Consider radiation between two parallel plates with uniform temperature $T_g = 1500$ K and absorption coefficient $k=1$ m$^{-1}$. The walls are black at a temperature of 300 K.

Compute the exact heat flux **to** the wall for various plate spacings $H$.
Normalize the axes using $q_{wall}/\sigma(T_g^4-T_w^4)$ versus $kH$. On the
same plot, show the corresponding curve for the two flux model (see the notes).

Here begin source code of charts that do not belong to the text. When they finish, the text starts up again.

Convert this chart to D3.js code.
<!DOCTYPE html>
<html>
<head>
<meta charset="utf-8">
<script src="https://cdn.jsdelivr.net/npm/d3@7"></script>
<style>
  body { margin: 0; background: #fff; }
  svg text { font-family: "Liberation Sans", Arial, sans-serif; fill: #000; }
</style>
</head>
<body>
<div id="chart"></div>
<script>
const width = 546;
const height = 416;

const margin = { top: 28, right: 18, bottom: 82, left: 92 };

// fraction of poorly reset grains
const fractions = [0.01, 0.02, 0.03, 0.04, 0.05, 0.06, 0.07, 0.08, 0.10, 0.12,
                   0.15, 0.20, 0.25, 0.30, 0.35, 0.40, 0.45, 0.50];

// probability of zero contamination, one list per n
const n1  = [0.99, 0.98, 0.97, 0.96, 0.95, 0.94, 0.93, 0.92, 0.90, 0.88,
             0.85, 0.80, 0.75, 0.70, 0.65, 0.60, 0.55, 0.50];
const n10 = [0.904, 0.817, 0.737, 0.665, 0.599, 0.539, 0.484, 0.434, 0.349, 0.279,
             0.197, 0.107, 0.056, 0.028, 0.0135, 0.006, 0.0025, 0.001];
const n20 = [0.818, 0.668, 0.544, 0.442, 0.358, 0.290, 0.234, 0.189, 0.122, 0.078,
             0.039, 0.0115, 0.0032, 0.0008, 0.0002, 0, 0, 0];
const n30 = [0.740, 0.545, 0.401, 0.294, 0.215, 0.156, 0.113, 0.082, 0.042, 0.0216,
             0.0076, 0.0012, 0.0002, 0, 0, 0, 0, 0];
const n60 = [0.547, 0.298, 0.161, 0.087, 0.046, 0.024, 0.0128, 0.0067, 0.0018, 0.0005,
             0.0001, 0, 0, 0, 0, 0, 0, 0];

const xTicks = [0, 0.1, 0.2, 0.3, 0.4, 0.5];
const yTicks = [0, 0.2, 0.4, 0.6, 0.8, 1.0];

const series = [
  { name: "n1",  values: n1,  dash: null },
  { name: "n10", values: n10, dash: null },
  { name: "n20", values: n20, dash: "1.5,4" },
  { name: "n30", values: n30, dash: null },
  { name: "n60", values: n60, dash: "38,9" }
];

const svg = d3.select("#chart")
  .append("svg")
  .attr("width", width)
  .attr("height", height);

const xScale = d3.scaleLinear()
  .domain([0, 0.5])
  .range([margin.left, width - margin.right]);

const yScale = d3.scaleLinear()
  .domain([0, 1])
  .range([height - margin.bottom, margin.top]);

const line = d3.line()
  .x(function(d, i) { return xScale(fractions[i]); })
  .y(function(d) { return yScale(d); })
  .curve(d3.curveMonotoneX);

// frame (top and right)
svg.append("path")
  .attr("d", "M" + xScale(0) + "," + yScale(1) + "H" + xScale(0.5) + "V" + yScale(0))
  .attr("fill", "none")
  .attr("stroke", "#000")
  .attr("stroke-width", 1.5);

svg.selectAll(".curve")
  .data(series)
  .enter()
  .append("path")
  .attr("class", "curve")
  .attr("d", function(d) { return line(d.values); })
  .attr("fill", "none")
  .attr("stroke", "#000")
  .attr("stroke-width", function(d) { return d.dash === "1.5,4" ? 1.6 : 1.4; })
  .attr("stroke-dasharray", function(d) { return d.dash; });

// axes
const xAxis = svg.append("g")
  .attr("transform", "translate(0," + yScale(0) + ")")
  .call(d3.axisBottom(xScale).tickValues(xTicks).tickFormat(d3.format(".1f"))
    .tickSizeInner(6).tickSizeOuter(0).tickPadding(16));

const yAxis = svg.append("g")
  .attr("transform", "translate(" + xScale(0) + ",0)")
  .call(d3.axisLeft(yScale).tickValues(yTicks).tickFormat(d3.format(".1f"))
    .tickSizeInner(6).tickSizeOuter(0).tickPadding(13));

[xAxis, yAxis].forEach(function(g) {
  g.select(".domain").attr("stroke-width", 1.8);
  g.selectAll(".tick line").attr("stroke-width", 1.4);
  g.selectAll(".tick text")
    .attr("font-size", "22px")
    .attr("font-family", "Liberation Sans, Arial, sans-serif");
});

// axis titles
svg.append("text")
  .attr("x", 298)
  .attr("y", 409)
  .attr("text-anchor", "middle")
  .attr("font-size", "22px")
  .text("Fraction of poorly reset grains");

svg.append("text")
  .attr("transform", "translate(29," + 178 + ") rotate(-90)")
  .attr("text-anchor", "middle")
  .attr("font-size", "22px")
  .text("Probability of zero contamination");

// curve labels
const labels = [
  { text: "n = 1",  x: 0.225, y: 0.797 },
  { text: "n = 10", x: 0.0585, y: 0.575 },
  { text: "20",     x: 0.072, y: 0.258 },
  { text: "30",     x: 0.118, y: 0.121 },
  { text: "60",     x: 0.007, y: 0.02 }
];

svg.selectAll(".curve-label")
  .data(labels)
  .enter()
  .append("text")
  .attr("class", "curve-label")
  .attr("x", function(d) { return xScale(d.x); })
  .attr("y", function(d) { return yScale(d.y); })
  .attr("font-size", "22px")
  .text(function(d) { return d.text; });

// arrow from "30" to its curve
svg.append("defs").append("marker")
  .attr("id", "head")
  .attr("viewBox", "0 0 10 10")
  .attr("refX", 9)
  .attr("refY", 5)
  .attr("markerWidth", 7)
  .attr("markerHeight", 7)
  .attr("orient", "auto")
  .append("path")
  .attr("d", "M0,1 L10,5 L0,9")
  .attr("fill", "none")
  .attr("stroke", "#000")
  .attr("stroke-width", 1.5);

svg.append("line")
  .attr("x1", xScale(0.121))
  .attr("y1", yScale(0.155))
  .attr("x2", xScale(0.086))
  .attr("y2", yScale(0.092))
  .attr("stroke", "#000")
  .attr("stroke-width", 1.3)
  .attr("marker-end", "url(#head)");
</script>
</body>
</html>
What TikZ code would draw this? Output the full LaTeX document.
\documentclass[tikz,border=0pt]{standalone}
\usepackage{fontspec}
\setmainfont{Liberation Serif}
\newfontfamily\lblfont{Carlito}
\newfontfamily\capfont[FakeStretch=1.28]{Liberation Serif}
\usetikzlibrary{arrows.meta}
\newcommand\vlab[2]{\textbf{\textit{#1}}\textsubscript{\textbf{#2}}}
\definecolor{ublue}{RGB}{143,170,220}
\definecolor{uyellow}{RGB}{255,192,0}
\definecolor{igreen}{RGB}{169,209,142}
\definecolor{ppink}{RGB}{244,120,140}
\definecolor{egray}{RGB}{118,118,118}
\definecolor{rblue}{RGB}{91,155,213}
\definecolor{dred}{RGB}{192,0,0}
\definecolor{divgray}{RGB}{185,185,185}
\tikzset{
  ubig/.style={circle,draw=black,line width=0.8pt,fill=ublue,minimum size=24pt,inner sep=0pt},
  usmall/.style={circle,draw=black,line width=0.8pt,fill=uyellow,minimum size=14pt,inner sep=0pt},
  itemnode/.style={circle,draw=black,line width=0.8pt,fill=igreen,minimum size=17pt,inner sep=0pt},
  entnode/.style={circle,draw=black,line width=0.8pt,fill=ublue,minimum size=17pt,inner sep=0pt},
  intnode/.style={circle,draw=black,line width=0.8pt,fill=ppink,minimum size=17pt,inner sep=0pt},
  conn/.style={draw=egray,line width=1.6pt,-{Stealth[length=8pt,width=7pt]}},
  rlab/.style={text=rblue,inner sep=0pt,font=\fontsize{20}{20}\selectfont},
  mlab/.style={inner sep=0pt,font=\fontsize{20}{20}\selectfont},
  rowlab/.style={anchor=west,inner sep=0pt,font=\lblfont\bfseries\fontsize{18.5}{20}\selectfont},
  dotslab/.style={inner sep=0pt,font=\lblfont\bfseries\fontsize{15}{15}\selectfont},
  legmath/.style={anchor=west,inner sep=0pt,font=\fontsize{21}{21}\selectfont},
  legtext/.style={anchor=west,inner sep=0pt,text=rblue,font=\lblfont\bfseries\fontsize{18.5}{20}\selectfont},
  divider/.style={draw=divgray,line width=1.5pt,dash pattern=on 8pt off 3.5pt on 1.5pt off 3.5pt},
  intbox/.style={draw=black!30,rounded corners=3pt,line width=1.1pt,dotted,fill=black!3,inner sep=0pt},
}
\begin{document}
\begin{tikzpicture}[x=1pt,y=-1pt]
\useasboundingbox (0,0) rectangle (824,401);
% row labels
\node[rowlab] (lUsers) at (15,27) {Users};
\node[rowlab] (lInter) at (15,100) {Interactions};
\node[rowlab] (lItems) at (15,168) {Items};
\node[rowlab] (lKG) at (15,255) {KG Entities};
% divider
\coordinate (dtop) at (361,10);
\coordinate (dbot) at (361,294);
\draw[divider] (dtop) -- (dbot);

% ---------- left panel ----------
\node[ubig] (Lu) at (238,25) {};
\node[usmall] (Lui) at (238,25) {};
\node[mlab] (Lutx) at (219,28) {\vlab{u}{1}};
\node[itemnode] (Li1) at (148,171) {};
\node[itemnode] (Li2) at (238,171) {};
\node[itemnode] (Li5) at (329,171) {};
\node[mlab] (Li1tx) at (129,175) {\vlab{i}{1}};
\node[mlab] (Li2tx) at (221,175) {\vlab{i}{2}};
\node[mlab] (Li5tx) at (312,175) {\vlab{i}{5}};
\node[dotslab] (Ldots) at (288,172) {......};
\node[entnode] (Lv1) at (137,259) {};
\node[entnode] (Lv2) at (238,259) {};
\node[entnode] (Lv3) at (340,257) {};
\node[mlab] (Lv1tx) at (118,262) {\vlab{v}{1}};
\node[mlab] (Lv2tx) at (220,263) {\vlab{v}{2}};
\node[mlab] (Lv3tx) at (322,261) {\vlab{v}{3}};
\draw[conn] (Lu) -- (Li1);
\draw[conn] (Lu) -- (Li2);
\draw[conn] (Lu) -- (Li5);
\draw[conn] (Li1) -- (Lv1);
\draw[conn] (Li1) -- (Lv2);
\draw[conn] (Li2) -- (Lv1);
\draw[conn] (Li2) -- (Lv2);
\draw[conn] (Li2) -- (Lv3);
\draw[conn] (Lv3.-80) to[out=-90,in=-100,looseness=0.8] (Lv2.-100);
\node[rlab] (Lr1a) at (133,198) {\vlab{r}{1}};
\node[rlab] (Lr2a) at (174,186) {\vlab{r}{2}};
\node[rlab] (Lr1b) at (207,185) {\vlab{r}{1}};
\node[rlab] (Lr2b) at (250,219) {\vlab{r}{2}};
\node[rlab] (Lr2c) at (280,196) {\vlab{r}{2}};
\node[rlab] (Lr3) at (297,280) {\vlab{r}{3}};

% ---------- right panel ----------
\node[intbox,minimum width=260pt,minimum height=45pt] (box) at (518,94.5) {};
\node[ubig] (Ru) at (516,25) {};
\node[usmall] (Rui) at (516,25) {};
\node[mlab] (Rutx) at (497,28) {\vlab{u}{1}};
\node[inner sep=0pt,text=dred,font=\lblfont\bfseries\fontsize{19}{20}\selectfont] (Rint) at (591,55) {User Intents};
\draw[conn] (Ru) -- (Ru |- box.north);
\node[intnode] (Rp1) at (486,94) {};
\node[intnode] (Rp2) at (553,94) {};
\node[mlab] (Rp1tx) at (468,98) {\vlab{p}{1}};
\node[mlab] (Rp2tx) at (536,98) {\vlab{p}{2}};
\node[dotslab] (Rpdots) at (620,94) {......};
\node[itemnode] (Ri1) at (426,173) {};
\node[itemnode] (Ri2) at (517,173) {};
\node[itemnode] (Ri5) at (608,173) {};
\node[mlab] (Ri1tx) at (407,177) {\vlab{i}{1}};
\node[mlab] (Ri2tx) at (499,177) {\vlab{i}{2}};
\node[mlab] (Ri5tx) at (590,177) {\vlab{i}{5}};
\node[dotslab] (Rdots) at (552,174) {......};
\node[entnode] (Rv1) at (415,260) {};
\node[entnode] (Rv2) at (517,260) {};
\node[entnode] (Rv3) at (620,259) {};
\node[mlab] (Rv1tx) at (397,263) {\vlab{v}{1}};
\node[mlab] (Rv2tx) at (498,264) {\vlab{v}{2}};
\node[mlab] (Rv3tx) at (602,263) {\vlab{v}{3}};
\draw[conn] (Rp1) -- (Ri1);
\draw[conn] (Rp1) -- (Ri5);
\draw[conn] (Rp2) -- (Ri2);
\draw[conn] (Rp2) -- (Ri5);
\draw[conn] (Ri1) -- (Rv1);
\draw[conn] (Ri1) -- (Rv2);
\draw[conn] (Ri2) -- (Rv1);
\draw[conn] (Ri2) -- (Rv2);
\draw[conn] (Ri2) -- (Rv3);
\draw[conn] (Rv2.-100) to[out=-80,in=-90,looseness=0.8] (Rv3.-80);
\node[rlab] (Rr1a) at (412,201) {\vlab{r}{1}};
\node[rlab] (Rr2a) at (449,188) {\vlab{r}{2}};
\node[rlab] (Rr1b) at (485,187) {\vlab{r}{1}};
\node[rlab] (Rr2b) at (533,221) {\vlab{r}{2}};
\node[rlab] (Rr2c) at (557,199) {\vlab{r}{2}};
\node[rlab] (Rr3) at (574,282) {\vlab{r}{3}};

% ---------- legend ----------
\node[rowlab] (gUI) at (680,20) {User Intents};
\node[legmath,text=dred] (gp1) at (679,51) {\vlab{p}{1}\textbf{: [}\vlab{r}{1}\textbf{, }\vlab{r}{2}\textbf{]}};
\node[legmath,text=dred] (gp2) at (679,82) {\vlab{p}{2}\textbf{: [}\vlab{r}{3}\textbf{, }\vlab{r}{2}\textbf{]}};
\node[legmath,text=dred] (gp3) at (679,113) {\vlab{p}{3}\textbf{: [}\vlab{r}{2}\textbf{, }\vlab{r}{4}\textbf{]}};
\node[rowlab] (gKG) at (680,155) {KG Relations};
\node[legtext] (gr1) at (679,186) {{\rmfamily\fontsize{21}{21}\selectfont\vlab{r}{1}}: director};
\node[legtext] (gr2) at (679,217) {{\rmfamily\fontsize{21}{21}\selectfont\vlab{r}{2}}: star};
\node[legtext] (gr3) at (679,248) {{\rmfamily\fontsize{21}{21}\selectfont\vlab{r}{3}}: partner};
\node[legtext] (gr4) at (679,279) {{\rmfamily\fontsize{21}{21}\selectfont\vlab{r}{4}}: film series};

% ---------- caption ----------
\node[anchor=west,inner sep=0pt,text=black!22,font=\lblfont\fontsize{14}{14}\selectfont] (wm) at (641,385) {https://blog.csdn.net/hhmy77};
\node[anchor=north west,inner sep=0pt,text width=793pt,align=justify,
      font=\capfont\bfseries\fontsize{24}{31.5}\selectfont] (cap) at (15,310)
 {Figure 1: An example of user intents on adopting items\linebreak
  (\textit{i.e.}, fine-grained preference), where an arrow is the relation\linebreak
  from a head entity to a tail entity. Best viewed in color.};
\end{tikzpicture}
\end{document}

In the derivation of the two flux model the average of $\cos(\theta)$ was used. If we let $\mu=\cos(\theta)$, then we used $\bar{\mu} = 1/2$. A better value of $\bar{\mu}$ can be found: $\bar{\mu}=0.711$. Plot the curve using this value too.

### Part b

Make another plot of $Q/\max(Q_{exact})$ versus x/H for H=11 m. Include the three cases of Part a. Use $Q=dq/dx$ instead of $Q=-dq/dx$ so that $Q$ will be positive. (That is, plot the volumetric heat loss rate instead of the standard heat gain, which is negative here since the gas temperature is greater than the wall temperature.)

## Problem 2

### Part a

Using RadLib or the data on the TNF Workshop page , compute the Planck mean absorption coefficient for stoichiometric methane-air at 2000 K. What is the corresponding optical lengthscale? Compare this to typical flame/fire scales.

### Part b

By how much does the absorption coefficient increase if the flame has a soot volume fraction of 0.1 ppmv? Use $k_{soot} = 1817f_vT$, which has units of $m^{-1}$.